Jess Franco is best known for “classics” like “The Diabolical Dr. Z “, “Vampyros Lesbos”, and “She Killed in Ecstasy”, but if one digs deeper into the man’s résumé, they’ll find a seemingly endless stream of ineptly made soft-core smut films, XXX atrocities, and cheapie horror flicks churned out under more than two dozen pseudonyms ranging from Frank Hollmann to Joan Vincent (yes, Joan Vincent). At last count, Franco has directed something like 180 films over the course of his career, and, while a good chunk of those films have been deservedly buried over time, occasionally a hidden gem turns up, as is the case with the clunky-yet-stylish “Bloody Moon”
Franco’s Bloody Moon (Die Säge des Todes) tells the tale of a group of young women who attend a foreign language school in Spain, where, five years earlier, another student was brutally murdered by the disfigured Miguel (Alexander Waechter). Miguel is released from the asylum and put in the care of his sister, Manuella (Nadja Gerganoff), who runs the school with her suave boyfriend, Alvaro (Christoph Moosbrugger).
When a new student named Angela (Olivia Pascal) moves into the very same dorm as the woman he killed five years earlier, Miguel begins to stalk her around the campus. Soon, Angela is receiving threatening messages, experiencing late-night break-ins, and, ultimately, witnessing the murder of one of her friends. No one believes her, of course, so the body count continues to pile up all the way through to the film’s bizarre and bloody conclusion.

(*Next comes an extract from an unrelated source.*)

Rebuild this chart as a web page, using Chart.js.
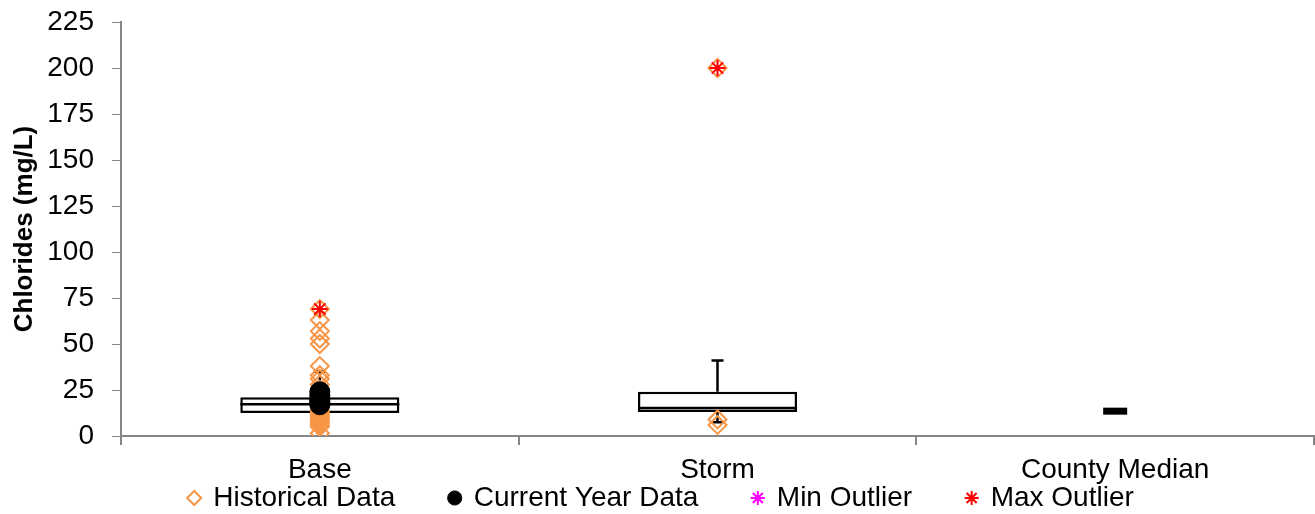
<!DOCTYPE html>
<html>
<head>
<meta charset="utf-8">
<script src="https://cdn.jsdelivr.net/npm/chart.js@4"></script>
<style>
  html, body { margin: 0; padding: 0; background: #fff; }
  #wrap { width: 1315px; height: 514px; }
</style>
</head>
<body>
<div id="wrap"><canvas id="boxChart"></canvas></div>
<script>
// categories and y ticks
const categories = ['Base', 'Storm', 'County Median'];
const yMin = 0, yMax = 225, yStep = 25;

// box statistics per category (null = not shown)
const q1 = [12.5, 13, null];
const median = [17.2, 15.2, 13.5];
const q3 = [21, 24, null];
const whiskerLow = [7, 7.5, null];
const whiskerHigh = [35, 41, null];

// individual samples
const historicalBase = [69, 63, 57, 53, 50, 38, 33, 31, 28, 25, 22, 20, 18, 16, 14, 13, 12, 11, 10, 9, 8, 7, 6, 5, 1.5];
const historicalStorm = [200, 9, 6];
const currentBase = [24, 22, 20, 19, 18, 17];
const minOutliers = [];
const maxOutliers = [['Base', 69], ['Storm', 200]];

const legendNames = ['Historical Data', 'Current Year Data', 'Min Outlier', 'Max Outlier'];
const axisGray = '#868686';
const orange = '#F79646';
const font = 'Liberation Sans, Arial, sans-serif';

function pts(cat, vals) { return vals.map(v => ({ x: cat, y: v })); }

// whiskers and median lines, drawn with the chart's own scales
const boxExtras = {
    id: 'boxExtras',
    afterDatasetDraw(chart, args) {
        if (args.index !== 0) return;
        const ctx = chart.ctx, ys = chart.scales.y;
        const bars = chart.getDatasetMeta(0).data;
        ctx.save();
        ctx.strokeStyle = '#000';
        ctx.lineWidth = 2.5;
        categories.forEach((c, i) => {
            if (q1[i] == null) return;
            const bar = bars[i];
            const x = bar.x, half = bar.width / 2;
            const ym = ys.getPixelForValue(median[i]);
            ctx.beginPath();
            ctx.moveTo(x - half, ym); ctx.lineTo(x + half, ym);
            ctx.stroke();
            [[q3[i], whiskerHigh[i]], [q1[i], whiskerLow[i]]].forEach(([from, to]) => {
                const y0 = ys.getPixelForValue(from), y1 = ys.getPixelForValue(to);
                ctx.beginPath();
                ctx.moveTo(x, y0); ctx.lineTo(x, y1);
                ctx.moveTo(x - 6, y1); ctx.lineTo(x + 6, y1);
                ctx.stroke();
            });
        });
        ctx.restore();
    }
};

new Chart(document.getElementById('boxChart'), {
    data: {
        labels: categories,
        datasets: [
            {
                type: 'bar', label: 'box',
                data: categories.map((c, i) => q1[i] == null ? null : [q1[i], q3[i]]),
                backgroundColor: '#fff', borderColor: '#000', borderWidth: 2.5,
                borderSkipped: false, barPercentage: 0.4, categoryPercentage: 1, order: 10
            },
            {
                type: 'line', label: 'county-median', showLine: false,
                data: categories.map((c, i) => (q1[i] == null ? median[i] : null)),
                pointStyle: 'line', pointRadius: 12, pointBorderWidth: 7,
                pointBorderColor: '#000', order: 5
            },
            {
                type: 'line', label: 'Historical Data', showLine: false,
                data: pts('Base', historicalBase).concat(pts('Storm', historicalStorm)),
                pointStyle: 'rectRot', pointRadius: 9, pointBorderWidth: 2,
                pointBorderColor: orange, pointBackgroundColor: 'rgba(255,255,255,0)',
                borderColor: orange, backgroundColor: 'rgba(255,255,255,0)', order: 3
            },
            {
                type: 'line', label: 'Current Year Data', showLine: false,
                data: pts('Base', currentBase),
                pointStyle: 'circle', pointRadius: 10,
                pointBorderColor: '#000', pointBackgroundColor: '#000',
                borderColor: '#000', backgroundColor: '#000', order: 2
            },
            {
                type: 'line', label: 'Min Outlier', showLine: false,
                data: minOutliers.map(([c, v]) => ({ x: c, y: v })),
                pointStyle: 'star', pointRadius: 8, pointBorderWidth: 2,
                pointBorderColor: '#FF00FF', borderColor: '#FF00FF', backgroundColor: '#FF00FF', order: 1
            },
            {
                type: 'line', label: 'Max Outlier', showLine: false,
                data: maxOutliers.map(([c, v]) => ({ x: c, y: v })),
                pointStyle: 'star', pointRadius: 8, pointBorderWidth: 2,
                pointBorderColor: '#FF0000', borderColor: '#FF0000', backgroundColor: '#FF0000', order: 0
            }
        ]
    },
    options: {
        responsive: true,
        maintainAspectRatio: false,
        animation: false,
        layout: { autoPadding: false, padding: { top: 0, right: 1, left: 9, bottom: -8 } },
        plugins: {
            tooltip: { enabled: false },
            legend: {
                display: true,
                position: 'bottom',
                labels: {
                    usePointStyle: true,
                    boxWidth: 10,
                    boxHeight: 10,
                    padding: 0,
                    color: '#000',
                    font: { family: font, size: 28 },
                    generateLabels: chart => {
                        const items = Chart.defaults.plugins.legend.labels.generateLabels(chart)
                            .filter(it => legendNames.includes(it.text))
                            .sort((a, b) => a.datasetIndex - b.datasetIndex);
                        // extra spacing between legend entries
                        return items.map((it, k) => Object.assign(it, {
                            text: k < items.length - 1 ? it.text + '\u00a0\u00a0\u00a0\u00a0\u00a0\u00a0\u00a0' : it.text
                        }));
                    }
                }
            }
        },
        scales: {
            x: {
                type: 'category',
                offset: true,
                afterFit: scale => {
                    scale.height = 48;
                    scale.paddingLeft = 0;
                    scale.paddingRight = 0;
                },
                grid: { offset: true, drawOnChartArea: false, color: axisGray, lineWidth: 2, tickLength: 9 },
                border: { color: axisGray, width: 2 },
                ticks: { color: '#000', padding: 11, font: { family: font, size: 28, lineHeight: 1 } }
            },
            y: {
                min: yMin,
                max: yMax,
                afterFit: scale => {
                    scale.width = 112;
                    scale.paddingTop = 22;
                    scale.paddingBottom = 0;
                },
                grid: { drawOnChartArea: false, color: axisGray, lineWidth: 1, tickLength: 9 },
                border: { color: axisGray, width: 2 },
                ticks: { stepSize: yStep, color: '#000', padding: 18, font: { family: font, size: 28 } },
                title: {
                    display: true,
                    text: 'Chlorides (mg/L)',
                    color: '#000',
                    padding: { top: 0, bottom: 0 },
                    font: { family: font, size: 26, weight: 'bold' }
                }
            }
        }
    },
    plugins: [boxExtras]
});
</script>
</body>
</html>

Bloody Moon’s convoluted plot, myriad red herrings, and blatant misogyny make the film play more like an Italian giallo than your typical American slasher, but, given that this 1981 German production was made as a means to cash-in on the popularity of the Friday the 13th films (which, themselves, borrowed heavily from Mario Bava’s “Bay of Blood” – a giallo long considered to be the prototypical slasher film), Franco took the genre’s conventions to the extreme, with hilariously brutal and unconvincing murder scenes, ample amounts of completely unnecessary nudity (one “student” spends half of the film walking around in a completely transparent shirt), and some of the stupidest victims this side of the Heaven’s Gate suicide cult.
While the acting is atrocious, the writing is terrible, and the special effects are just plain laughable (watch for the obvious mannequin head during a decapitation scene), Bloody Moon is, perhaps, Franco’s most stylish and appealing concoction, filled with wonderfully inventive shots, lush cinematography, and a visual aesthetic that calls to mind Lucio Fulci circa “Don’t Torture a Duckling”. It’s also an incredibly fun slice of Euro cheese that, despite being occasionally bogged down by its many silly plot devices, moves along at a fairly brisk pace, and ends on a satisfyingly sadistic note.
Severin Films brings Bloody Moon to DVD uncut and unedited, in a decent 1.85:1, 16x9 anamorphic print that’s marred by heavy grain and the occasional scratch, but is quite watchable. The soundtrack’s a bit on the tinny side, but that’s to be expected, especially when the film’s overused guitar score kicks in. Bonus features include a short interview featurette with director Franco, as well as the film’s theatrical trailer.